EXERCISE INSTRUCTIONS>
Every line that contains "matplotlib" counts once; give the total number of such lines, with no other words.
★ ★ ★ ★ ★ ★ ★
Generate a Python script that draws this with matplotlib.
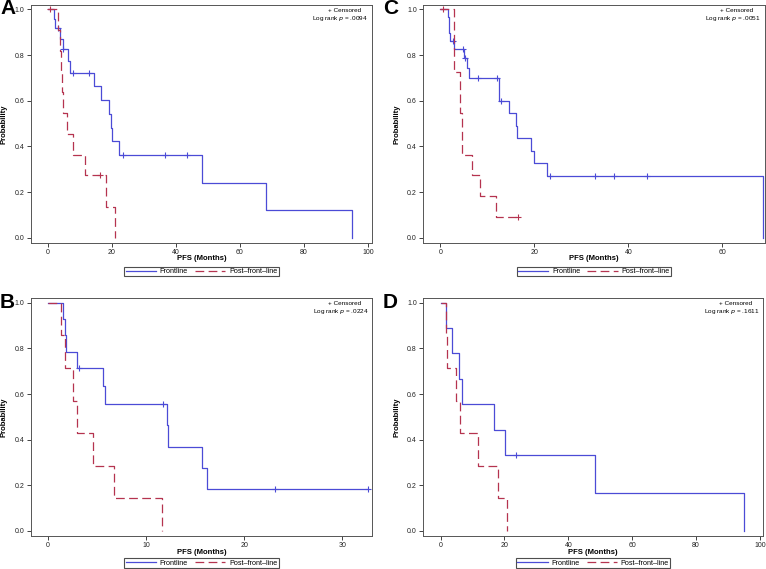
import numpy as np
import matplotlib
matplotlib.use("Agg")
import matplotlib.pyplot as plt
from matplotlib.lines import Line2D

plt.rcParams["font.family"] = ["Liberation Sans", "DejaVu Sans"]

FRONT_COLOR = "#4b4bd6"
POST_COLOR = "#b5334f"

# ---- Panel A ----
a_front_t = [1.9, 2.2, 3.75, 4.6, 6.25, 6.8, 14.4, 16.5, 19.2, 19.7, 20.0, 22.3, 48.2, 68.1, 95.0]
a_front_s = [0.958, 0.917, 0.870, 0.825, 0.774, 0.723, 0.663, 0.603, 0.542, 0.482, 0.422, 0.361, 0.241, 0.120, 0.0]
a_front_c = [3.1, 4.8, 7.9, 12.7, 23.5, 36.7, 43.5]
a_post_t = [3.1, 3.7, 4.0, 4.3, 4.6, 6.0, 7.9, 11.5, 18.1, 20.9]
a_post_s = [0.909, 0.818, 0.727, 0.636, 0.545, 0.455, 0.364, 0.273, 0.136, 0.0]
a_post_c = [0.6, 16.3]

# ---- Panel B ----
b_front_t = [1.6, 1.8, 1.9, 3.0, 5.6, 5.85, 12.1, 12.3, 15.7, 16.2]
b_front_s = [0.929, 0.857, 0.786, 0.714, 0.635, 0.556, 0.463, 0.370, 0.278, 0.185]
b_front_c = [3.15, 11.7, 23.1, 32.6]
b_post_t = [1.4, 1.8, 2.6, 3.0, 4.6, 6.75, 11.6]
b_post_s = [0.857, 0.714, 0.571, 0.429, 0.286, 0.143, 0.0]
b_post_c = []

# ---- Panel C ----
c_front_t = [1.7, 1.9, 2.1, 3.0, 5.0, 5.6, 6.1, 12.5, 14.6, 16.0, 16.3, 19.2, 19.9, 22.8, 68.7]
c_front_s = [0.966, 0.897, 0.862, 0.828, 0.789, 0.745, 0.699, 0.600, 0.544, 0.489, 0.435, 0.380, 0.326, 0.272, 0.0]
c_front_c = [2.7, 4.85, 5.2, 8.1, 12.1, 13.0, 23.3, 33.0, 36.9, 43.9]
c_post_t = [2.85, 2.9, 3.0, 4.1, 4.2, 4.6, 4.7, 6.8, 8.4, 11.8]
c_post_s = [0.909, 0.818, 0.727, 0.636, 0.545, 0.455, 0.364, 0.273, 0.182, 0.091]
c_post_c = [0.6, 16.5]

# ---- Panel D ----
d_front_t = [1.8, 3.65, 5.9, 6.7, 16.7, 20.3, 48.3, 95.0]
d_front_s = [0.889, 0.778, 0.667, 0.556, 0.444, 0.333, 0.167, 0.0]
d_front_c = [23.5]
d_post_t = [1.6, 1.9, 4.7, 6.1, 11.8, 18.0, 20.9]
d_post_s = [0.857, 0.714, 0.571, 0.429, 0.286, 0.143, 0.0]
d_post_c = []

W, H = 766, 569


def px_axes(fig, x0, y0, x1, y1):
    return fig.add_axes([x0 / W, 1 - y1 / H, (x1 - x0) / W, (y1 - y0) / H])


def km_line(ax, t, s, cens, color, ls):
    x = np.array([0.0] + list(t))
    y = np.array([1.0] + list(s))
    if len(cens) and max(cens) > x[-1]:
        x = np.append(x, max(cens))
        y = np.append(y, y[-1])
    ax.plot(x, y, drawstyle="steps-post", color=color, lw=0.9,
            linestyle=ls)
    if len(cens):
        idx = np.searchsorted(x, cens, side="right") - 1
        ax.plot(cens, y[idx], linestyle="none", marker="+", color=color,
                markersize=5, mew=0.8)


def panel(fig, box, letter, letter_xy, data, xlim, xticks, ylim, pval,
          xlabel_y, legend_y):
    x0, y0, x1, y1 = box
    ax = px_axes(fig, x0, y0, x1, y1)
    ft, fs, fc, pt, ps, pc = data
    km_line(ax, ft, fs, fc, FRONT_COLOR, "-")
    km_line(ax, pt, ps, pc, POST_COLOR, (0, (7, 3.5)))
    ax.set_xlim(*xlim)
    ax.set_ylim(*ylim)
    ax.set_xticks(xticks)
    ax.set_yticks([0, 0.2, 0.4, 0.6, 0.8, 1.0])
    ax.set_yticklabels(["0.0", "0.2", "0.4", "0.6", "0.8", "1.0"])
    ax.tick_params(labelsize=5, length=3, width=0.6, pad=1.5, colors="#222222")
    for sp in ax.spines.values():
        sp.set_linewidth(0.7)
        sp.set_color("#555555")
    ax.set_xlabel("PFS (Months)", fontsize=5.5, fontweight="bold")
    ax.xaxis.label.set_va("center")
    ax.xaxis.set_label_coords(0.5, -(xlabel_y - y1) / (y1 - y0))
    ax.set_ylabel("Probability", fontsize=5.5, fontweight="bold")
    ax.yaxis.set_label_coords(-23 / (x1 - x0), 0.5)
    ax.text(0.919, 0.975, "+ Censored", transform=ax.transAxes,
            ha="center", va="center", fontsize=4.6)
    ax.text(0.989, 0.945, "Log rank $\\it{p}$ = " + pval, transform=ax.transAxes,
            ha="right", va="center", fontsize=4.6)
    handles = [Line2D([], [], color=FRONT_COLOR, lw=0.9),
               Line2D([], [], color=POST_COLOR, lw=0.9, linestyle=(0, (7, 3.5)))]
    leg = ax.legend(handles, ["Frontline", "Post\u2013front\u2013line"],
                    loc="center", bbox_to_anchor=((x0 + x1) / 2 / W, 1 - legend_y / H),
                    bbox_transform=fig.transFigure, ncol=2, fontsize=5.2,
                    frameon=True, fancybox=False, handlelength=4.2,
                    handletextpad=0.5, columnspacing=1.0, borderpad=0.2,
                    borderaxespad=0)
    leg.get_frame().set_edgecolor("#222222")
    leg.get_frame().set_linewidth(0.8)
    fig.text(letter_xy[0] / W, 1 - letter_xy[1] / H, letter, fontsize=15,
             fontweight="bold", ha="left", va="center")
    return ax


fig = plt.figure(figsize=(W / 100, H / 100), dpi=100)

top_ylim = (-0.023, 1.019)
bot_ylim = (-0.022, 1.021)

panel(fig, (30.7, 5, 372, 243), "A", (0, 9),
      (a_front_t, a_front_s, a_front_c, a_post_t, a_post_s, a_post_c),
      (-5.4, 101.3), [0, 20, 40, 60, 80, 100], top_ylim, ".0094", 259, 271.5)
panel(fig, (423, 5, 764.5, 243), "C", (383, 9),
      (c_front_t, c_front_s, c_front_c, c_post_t, c_post_s, c_post_c),
      (-3.7, 69.0), [0, 20, 40, 60], top_ylim, ".0051", 259, 271.5)
panel(fig, (30.5, 298, 372.3, 536), "B", (0, 303),
      (b_front_t, b_front_s, b_front_c, b_post_t, b_post_s, b_post_c),
      (-1.75, 33.05), [0, 10, 20, 30], bot_ylim, ".0224", 552, 563)
panel(fig, (423, 298, 763, 536), "D", (383, 303),
      (d_front_t, d_front_s, d_front_c, d_post_t, d_post_s, d_post_c),
      (-5.5, 101.0), [0, 20, 40, 60, 80, 100], bot_ylim, ".1611", 552, 563)

fig.savefig("out.png", dpi=100)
★ ★ ★ ★ ★ ★ ★
COMPLETE OUTPUT>
5